## WHAT THIS TASK INVOLVES:
Without the pictures, extract every line from the start of the material to the line containing "0.52, 0.65, 0.83]", both ends included.

## SUPPLIED DATA:
- - -

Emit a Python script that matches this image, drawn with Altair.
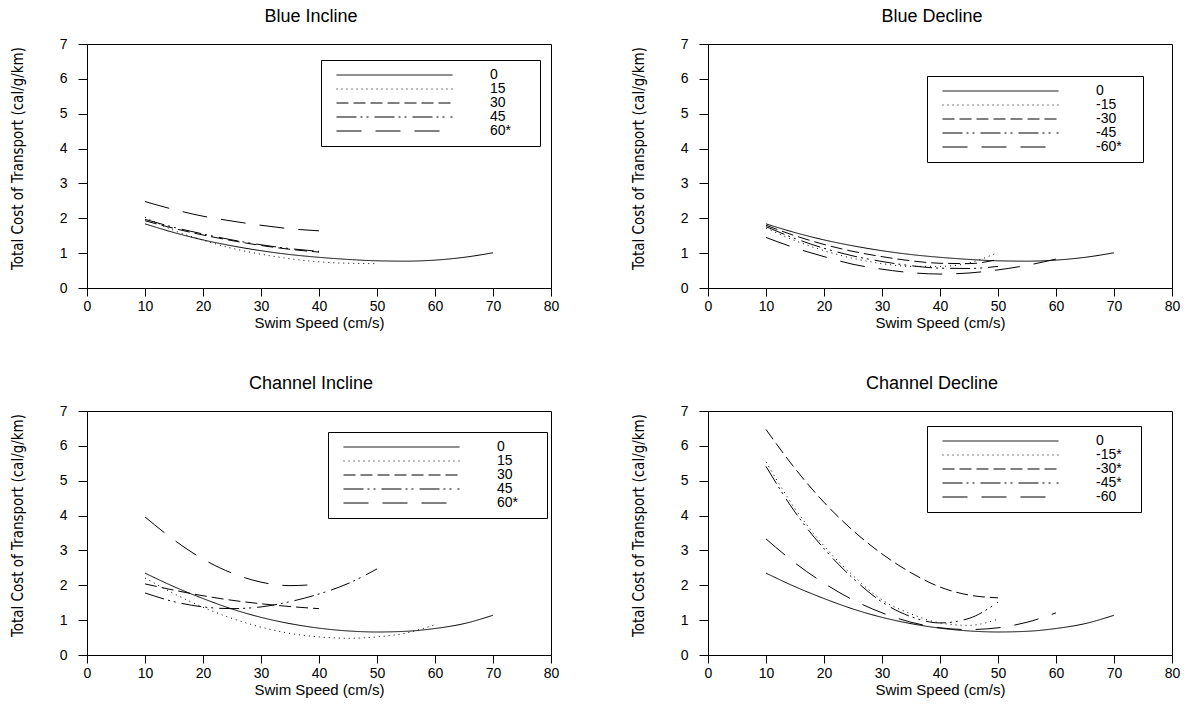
import altair as alt
import pandas as pd

speeds = [10, 15, 20, 25, 30, 35, 40, 45, 50, 55, 60, 65, 70]

# Blue Incline
bi_labels = ["0", "15", "30", "45", "60*"]
bi_0 = [1.84, 1.59, 1.38, 1.21, 1.07, 0.96, 0.88, 0.82, 0.78, 0.77, 0.80, 0.88, 1.01]
bi_15 = [2.03, 1.65, 1.37, 1.14, 0.97, 0.84, 0.75, 0.71, 0.70]
bi_30 = [1.93, 1.71, 1.52, 1.36, 1.22, 1.11, 1.03]
bi_45 = [1.97, 1.74, 1.55, 1.38, 1.24, 1.13, 1.05]
bi_60 = [2.48, 2.25, 2.06, 1.92, 1.80, 1.70, 1.64]

# Blue Decline
bd_labels = ["0", "-15", "-30", "-45", "-60*"]
bd_0 = [1.84, 1.59, 1.38, 1.21, 1.07, 0.96, 0.88, 0.82, 0.78, 0.77, 0.80, 0.88, 1.01]
bd_15 = [1.72, 1.36, 1.07, 0.85, 0.70, 0.62, 0.62, 0.72, 1.02]
bd_30 = [1.80, 1.50, 1.25, 1.05, 0.90, 0.78, 0.71, 0.70, 0.82]
bd_45 = [1.76, 1.42, 1.14, 0.92, 0.76, 0.64, 0.57, 0.56, 0.62]
bd_60 = [1.45, 1.15, 0.90, 0.68, 0.54, 0.44, 0.40, 0.43, 0.52, 0.65, 0.83]

# Channel Incline
ci_labels = ["0", "15", "30", "45", "60*"]
ci_0 = [2.35, 1.96, 1.62, 1.32, 1.08, 0.90, 0.77, 0.69, 0.66, 0.68, 0.76, 0.90, 1.14]
ci_15 = [2.21, 1.76, 1.37, 1.05, 0.80, 0.62, 0.52, 0.48, 0.52, 0.63, 0.87]
ci_30 = [2.04, 1.86, 1.70, 1.57, 1.47, 1.39, 1.33]
ci_45 = [1.78, 1.53, 1.38, 1.33, 1.38, 1.53, 1.75, 2.05, 2.47]
ci_60 = [3.96, 3.30, 2.75, 2.35, 2.09, 1.99, 2.03]

# Channel Decline
cd_labels = ["0", "-15*", "-30*", "-45*", "-60"]
cd_0 = [2.35, 1.96, 1.62, 1.32, 1.08, 0.90, 0.77, 0.69, 0.66, 0.68, 0.76, 0.90, 1.14]
cd_15 = [5.54, 4.20, 3.13, 2.28, 1.58, 1.18, 0.92, 0.85, 1.03]
cd_30 = [6.47, 5.35, 4.38, 3.57, 2.90, 2.36, 1.95, 1.72, 1.64]
cd_45 = [5.41, 4.10, 3.05, 2.20, 1.52, 1.10, 0.92, 1.05, 1.52]
cd_60 = [3.33, 2.64, 2.06, 1.58, 1.21, 0.94, 0.78, 0.73, 0.78, 0.94, 1.21]

dashes = [[1, 0], [1, 4], [12, 5], [20, 4, 2, 4, 2, 6], [25, 14]]

FONT = "Liberation Sans, Arial, sans-serif"
NARROW = "Liberation Sans Narrow, DejaVu Sans Condensed, Arial Narrow, Liberation Sans, sans-serif"


def make_df(labels, series):
    rows = []
    for lab, vals in zip(labels, series):
        for s, v in zip(speeds, vals):
            rows.append({"series": lab, "speed": s, "cost": v})
    return pd.DataFrame(rows)


def panel(title, labels, series, lx, ly, extra):
    df = make_df(labels, series)
    return (
        alt.Chart(df)
        .mark_line(color="black", strokeWidth=1, interpolate="monotone")
        .encode(
            x=alt.X(
                "speed:Q",
                scale=alt.Scale(domain=[0, 80], nice=False, zero=True),
                axis=alt.Axis(
                    values=list(range(0, 81, 10)),
                    title="Swim Speed (cm/s)",
                    titleFont=FONT,
                    titleFontSize=15,
                    titleFontWeight="normal",
                    titleColor="black",
                    titlePadding=2,
                    labelFont=FONT,
                    labelFontSize=14,
                    labelColor="black",
                    labelPadding=3,
                    tickSize=8,
                    tickColor="black",
                    domainColor="black",
                    grid=False,
                    labelFlush=False,
                ),
            ),
            y=alt.Y(
                "cost:Q",
                scale=alt.Scale(domain=[0, 7], nice=False),
                axis=alt.Axis(
                    values=list(range(0, 8)),
                    title="Total Cost of Transport (cal/g/km)",
                    titleFont=NARROW,
                    titleFontSize=15,
                    titleFontWeight="normal",
                    titleColor="black",
                    titlePadding=34,
                    titleY=114,
                    labelFont=FONT,
                    labelFontSize=14,
                    labelColor="black",
                    labelPadding=11,
                    tickSize=9,
                    tickColor="black",
                    domainColor="black",
                    grid=False,
                ),
            ),
            strokeDash=alt.StrokeDash(
                "series:N",
                scale=alt.Scale(domain=labels, range=dashes),
                legend=alt.Legend(
                    title=" ",
                    titleOrient="right",
                    titlePadding=extra,
                    titleFontSize=13,
                    orient="none",
                    legendX=lx,
                    legendY=ly,
                    symbolType="stroke",
                    symbolSize=13456,
                    symbolOffset=7,
                    symbolStrokeWidth=1,
                    symbolStrokeColor="black",
                    labelFont=FONT,
                    labelFontSize=14,
                    labelColor="black",
                    labelOffset=37,
                    clipHeight=14,
                    rowPadding=0,
                    padding=8,
                    strokeColor="black",
                    fillColor="white",
                ),
            ),
            order="speed:Q",
        )
        .properties(
            width=464,
            height=244,
            title=alt.Title(
                title,
                font=FONT,
                fontSize=18,
                fontWeight="normal",
                color="black",
                offset=11,
                dx=-8,
                anchor="middle",
            ),
        )
    )


p1 = panel("Blue Incline", bi_labels, [bi_0, bi_15, bi_30, bi_45, bi_60], 234, 16, 21)
p2 = panel("Blue Decline", bd_labels, [bd_0, bd_15, bd_30, bd_45, bd_60], 219, 32, 13)
p3 = panel("Channel Incline", ci_labels, [ci_0, ci_15, ci_30, ci_45, ci_60], 241, 21, 21)
p4 = panel("Channel Decline", cd_labels, [cd_0, cd_15, cd_30, cd_45, cd_60], 219, 15, 11)

row1 = alt.hconcat(p1, p2, spacing=70).resolve_scale(strokeDash="independent").resolve_legend(strokeDash="independent")
row2 = alt.hconcat(p3, p4, spacing=70).resolve_scale(strokeDash="independent").resolve_legend(strokeDash="independent")

chart = (
    alt.vconcat(row1, row2, spacing=43)
    .resolve_scale(strokeDash="independent")
    .resolve_legend(strokeDash="independent")
    .properties(padding={"left": 9, "top": 7, "right": 5, "bottom": 5}, background="white")
    .configure_view(stroke="black", strokeWidth=1)
)

chart.save("out.html", embed_options={"renderer": "svg", "actions": False})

- - -

## FULL OUTPUT:
Emit a Python script that matches this image, drawn with Altair.
import altair as alt
import pandas as pd

speeds = [10, 15, 20, 25, 30, 35, 40, 45, 50, 55, 60, 65, 70]

# Blue Incline
bi_labels = ["0", "15", "30", "45", "60*"]
bi_0 = [1.84, 1.59, 1.38, 1.21, 1.07, 0.96, 0.88, 0.82, 0.78, 0.77, 0.80, 0.88, 1.01]
bi_15 = [2.03, 1.65, 1.37, 1.14, 0.97, 0.84, 0.75, 0.71, 0.70]
bi_30 = [1.93, 1.71, 1.52, 1.36, 1.22, 1.11, 1.03]
bi_45 = [1.97, 1.74, 1.55, 1.38, 1.24, 1.13, 1.05]
bi_60 = [2.48, 2.25, 2.06, 1.92, 1.80, 1.70, 1.64]

# Blue Decline
bd_labels = ["0", "-15", "-30", "-45", "-60*"]
bd_0 = [1.84, 1.59, 1.38, 1.21, 1.07, 0.96, 0.88, 0.82, 0.78, 0.77, 0.80, 0.88, 1.01]
bd_15 = [1.72, 1.36, 1.07, 0.85, 0.70, 0.62, 0.62, 0.72, 1.02]
bd_30 = [1.80, 1.50, 1.25, 1.05, 0.90, 0.78, 0.71, 0.70, 0.82]
bd_45 = [1.76, 1.42, 1.14, 0.92, 0.76, 0.64, 0.57, 0.56, 0.62]
bd_60 = [1.45, 1.15, 0.90, 0.68, 0.54, 0.44, 0.40, 0.43, 0.52, 0.65, 0.83]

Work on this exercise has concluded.